A dynamic state-based model of crowds
Martyn Amos, Steve Gwynne, Anne Templeton
TL;DR
Addressing the need to describe time-evolving crowd behavior beyond static typologies, the paper introduces a dynamic state-based model inspired by statecharts, organized into Assembly, Mode, Structure, and Dispersal phases. It encodes crowd evolution as threads of states, enabling sub-crowd emergence and cross-phase transitions without assuming underlying psychology, and it notes extensions such as transition weights and persistent tags for memory. The framework is designed to be descriptive and integrable with existing simulation approaches for both normal and incident crowds, improving the ability to report on real events and to study safety implications. The approach offers a flexible, extensible standard for capturing macroscopic crowd dynamics and their time-varying configurations across diverse environments.
Abstract
We consider the problem of categorizing and describing the dynamic properties and behaviours of crowds over time.
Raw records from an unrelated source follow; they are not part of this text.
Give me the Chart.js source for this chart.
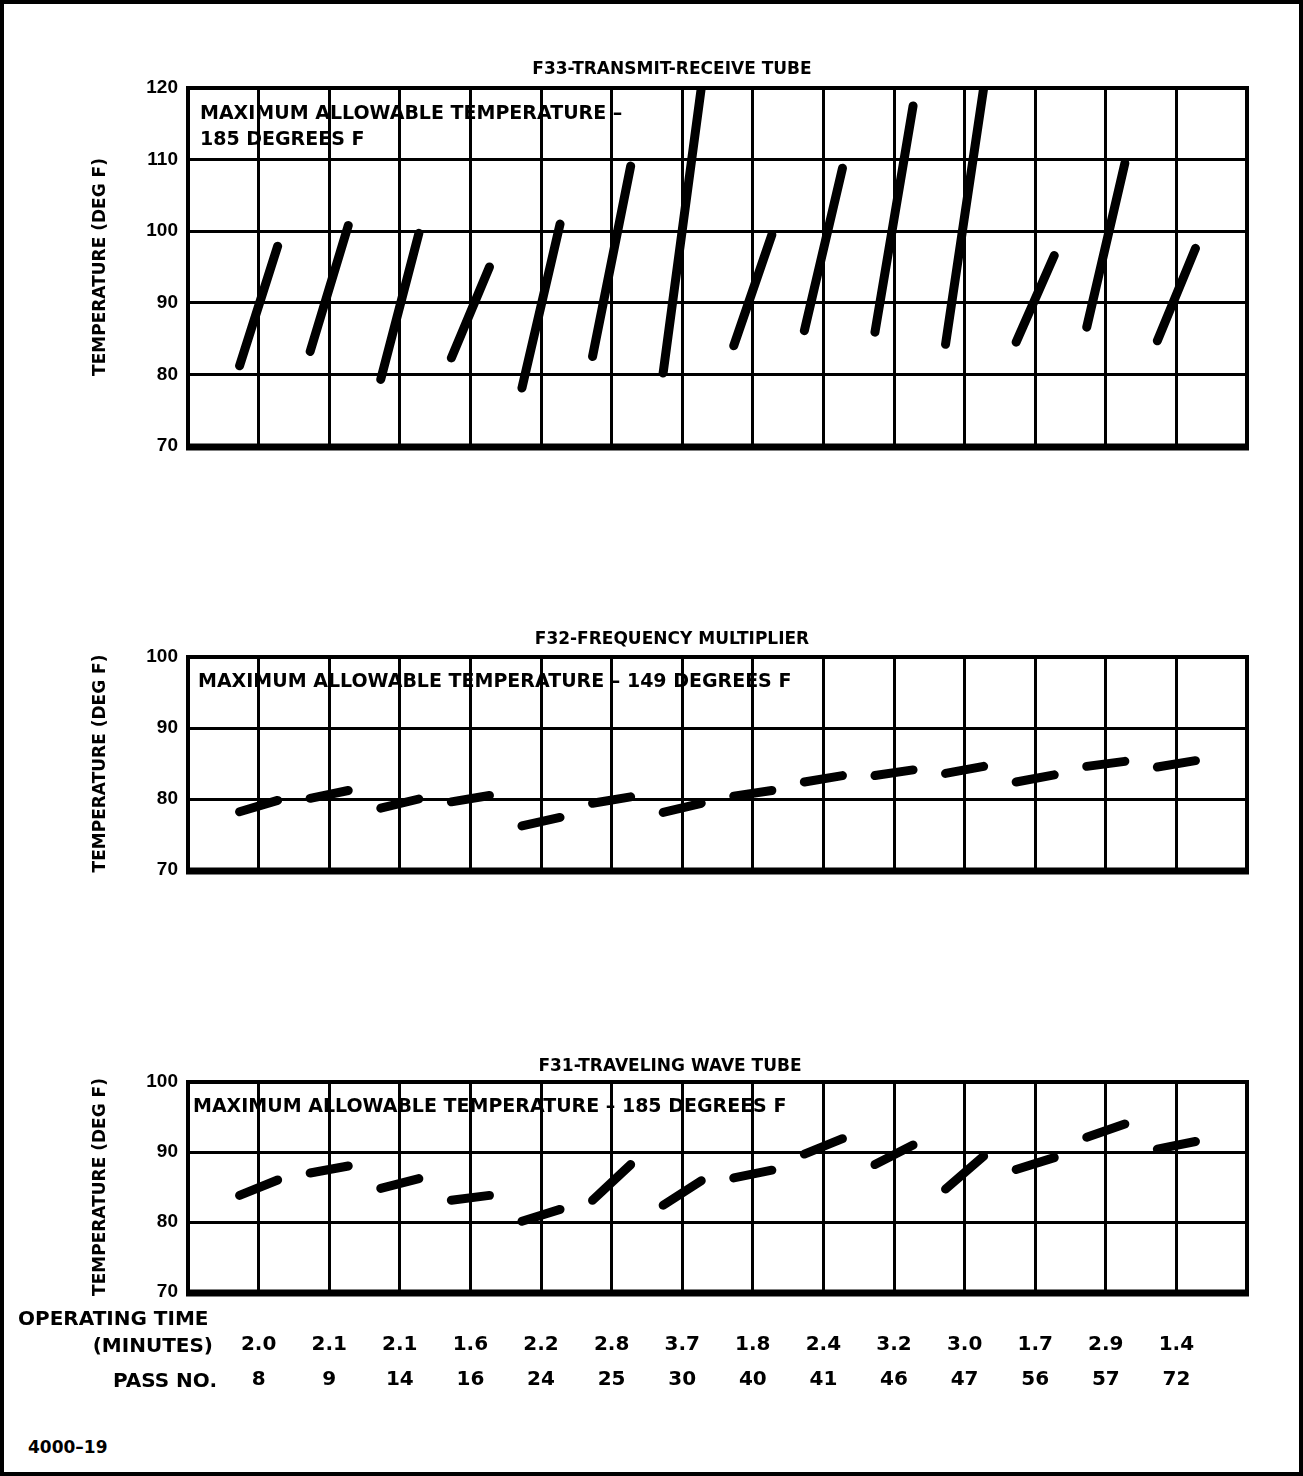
<!DOCTYPE html>
<html>
<head>
<meta charset="utf-8">
<script src="https://cdn.jsdelivr.net/npm/chart.js@4.4.1/dist/chart.umd.min.js"></script>
<style>
  body { margin: 0; background: #fff; }
  #page { position: relative; width: 1303px; height: 1476px; border: 4px solid #000; box-sizing: border-box; overflow: hidden; }
  .panel { position: absolute; left: -4px; width: 1303px; }
  .txt { position: absolute; font-family: 'DejaVu Sans', sans-serif; font-weight: bold; color: #000; white-space: nowrap; line-height: 1; }
  .ctr { transform: translate(-50%, -50%); }
  .lft { transform: translateY(-50%); }
</style>
</head>
<body>
<div id="page">
  <div class="panel" style="top:62px; height:402px;"><canvas id="chartF33"></canvas></div>
  <div class="txt ctr" style="left:668px; top:64px; font-size:17px;">F33-TRANSMIT-RECEIVE TUBE</div>
  <div class="txt lft" style="left:196px; top:108px; font-size:19px;">MAXIMUM ALLOWABLE TEMPERATURE –</div>
  <div class="txt lft" style="left:196px; top:134px; font-size:19px;">185 DEGREES F</div>

  <div class="panel" style="top:631px; height:257px;"><canvas id="chartF32"></canvas></div>
  <div class="txt ctr" style="left:668px; top:634px; font-size:17px;">F32-FREQUENCY MULTIPLIER</div>
  <div class="txt lft" style="left:194px; top:676px; font-size:19px;">MAXIMUM ALLOWABLE TEMPERATURE – 149 DEGREES F</div>

  <div class="panel" style="top:1056px; height:372px;"><canvas id="chartF31"></canvas></div>
  <div class="txt ctr" style="left:666px; top:1061px; font-size:17px;">F31-TRAVELING WAVE TUBE</div>
  <div class="txt lft" style="left:189px; top:1101px; font-size:19px;">MAXIMUM ALLOWABLE TEMPERATURE – 185 DEGREES F</div>

  <div class="txt lft" style="left:14px; top:1314px; font-size:20px;">OPERATING TIME</div>
  <div class="txt lft" style="right:1086px; top:1341px; font-size:20px;">(MINUTES)</div>
  <div class="txt lft" style="right:1082px; top:1376px; font-size:20px;">PASS NO.</div>
  <div class="txt lft" style="left:24px; top:1443px; font-size:17px;">4000–19</div>
</div>

<script>
// ---------- DATA (one entry per pass)
var passNo        = ['8', '9', '14', '16', '24', '25', '30', '40', '41', '46', '47', '56', '57', '72'];
var operatingTime = ['2.0', '2.1', '2.1', '1.6', '2.2', '2.8', '3.7', '1.8', '2.4', '3.2', '3.0', '1.7', '2.9', '1.4'];

// F33 TRANSMIT-RECEIVE TUBE: temperature at start / end of pass
var f33Start = [81.2, 83.2, 79.3, 82.3, 78.1, 82.5, 80.2, 84.0, 86.1, 85.9, 84.2, 84.5, 86.6, 84.7];
var f33End   = [97.9, 100.8, 99.7, 95.0, 101.0, 109.1, 120.0, 99.5, 108.8, 117.5, 120.0, 96.6, 109.5, 97.6];

// F32 FREQUENCY MULTIPLIER
var f32Start = [78.2, 80.1, 78.7, 79.6, 76.2, 79.4, 78.1, 80.4, 82.4, 83.3, 83.6, 82.4, 84.6, 84.5];
var f32End   = [79.8, 81.2, 80.0, 80.5, 77.4, 80.3, 79.4, 81.2, 83.3, 84.1, 84.6, 83.4, 85.3, 85.4];

// F31 TRAVELING WAVE TUBE
var f31Start = [83.8, 87.0, 84.8, 83.1, 80.1, 83.1, 82.4, 86.3, 89.7, 88.2, 84.7, 87.5, 92.1, 90.4];
var f31End   = [86.0, 88.0, 86.2, 83.8, 81.8, 88.2, 85.9, 87.4, 91.9, 91.0, 89.4, 89.2, 94.0, 91.5];

var yTicksF33 = [70, 120];
var yTicksF32 = [70, 100];
var yTicksF31 = [70, 100];

// half width of each pass stroke, in x units
var HALF = 0.27;

Chart.defaults.font.family = "'DejaVu Sans', sans-serif";
Chart.defaults.font.weight = 'bold';
Chart.defaults.color = '#000';

// draws the heavy box round the plot area
var framePlugin = {
    id: 'frame',
    afterDraw: function(chart) {
        var a = chart.chartArea;
        var ctx = chart.ctx;
        ctx.save();
        ctx.strokeStyle = '#000';
        ctx.lineWidth = 4;
        ctx.strokeRect(a.left, a.top, a.right - a.left, a.bottom - a.top);
        ctx.lineWidth = 7;
        ctx.beginPath();
        ctx.moveTo(a.left - 2, a.bottom + 1);
        ctx.lineTo(a.right + 2, a.bottom + 1);
        ctx.stroke();
        ctx.restore();
    }
};

function passSegments(starts, ends) {
    var pts = [];
    for (var i = 0; i < starts.length; i++) {
        pts.push({x: i - HALF, y: starts[i]});
        pts.push({x: i + HALF, y: ends[i]});
        pts.push({x: i, y: null});   // break between passes
    }
    return pts;
}

function makePanel(canvasId, yRange, starts, ends, withLabels) {
    var ctx = document.getElementById(canvasId).getContext('2d');
    return new Chart(ctx, {
        type: 'line',
        data: {
            datasets: [{
                data: passSegments(starts, ends),
                borderColor: '#000',
                borderWidth: 9,
                borderCapStyle: 'round',
                borderJoinStyle: 'round',
                pointRadius: 0,
                spanGaps: false,
                tension: 0
            }]
        },
        plugins: [framePlugin],
        options: {
            animation: false,
            responsive: true,
            maintainAspectRatio: false,
            layout: { padding: { left: 0, right: 56, top: 22, bottom: withLabels ? 0 : 22 } },
            plugins: { legend: { display: false }, tooltip: { enabled: false } },
            scales: {
                x: {
                    type: 'linear',
                    min: -1,
                    max: passNo.length,
                    border: { display: false },
                    grid: { color: '#000', lineWidth: 3, drawTicks: false },
                    ticks: {
                        display: withLabels,
                        stepSize: 1,
                        autoSkip: false,
                        maxRotation: 0,
                        padding: 35,
                        font: { size: 20, weight: 'bold', lineHeight: 1.75 },
                        callback: function(value) {
                            if (value < 0 || value >= passNo.length) return '';
                            return [operatingTime[value], passNo[value]];
                        }
                    }
                },
                y: {
                    min: yRange[0],
                    max: yRange[1],
                    border: { display: false },
                    grid: { color: '#000', lineWidth: 3, drawTicks: false },
                    ticks: {
                        stepSize: 10,
                        padding: 10,
                        font: { family: "'Liberation Sans', Arial, sans-serif", size: 19, weight: 'bold' }
                    },
                    title: {
                        display: true,
                        text: 'TEMPERATURE (DEG F)',
                        font: { size: 17, weight: 'bold' },
                        padding: { top: 90, bottom: 0 }
                    },
                    afterFit: function(scale) { scale.width = 188; }
                }
            }
        }
    });
}

makePanel('chartF33', yTicksF33, f33Start, f33End, false);
makePanel('chartF32', yTicksF32, f32Start, f32End, false);
makePanel('chartF31', yTicksF31, f31Start, f31End, true);
</script>
</body>
</html>
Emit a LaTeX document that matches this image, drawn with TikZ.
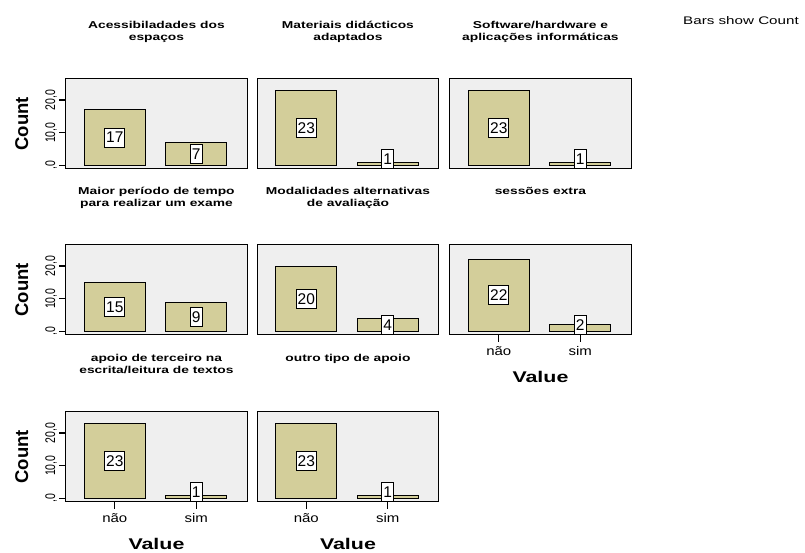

Previous work has tended to focus on a relatively static "typology"-based approach, which does not account for the fact that crowds can change, often quite rapidly. Moreover, the labels attached to crowd behaviours are often subjective and/or value-laden. Here, we present an alternative approach, loosely based on the statechart formalism from computer science. This uses relatively "agnostic" labels, which means that we do not prescribe the behaviour of an individual, but provide a context within which an individual might behave. This naturally describes the time-series evolution of a crowd as "threads" of states, and allows for the dynamic handling of an arbitrary number of "sub-crowds".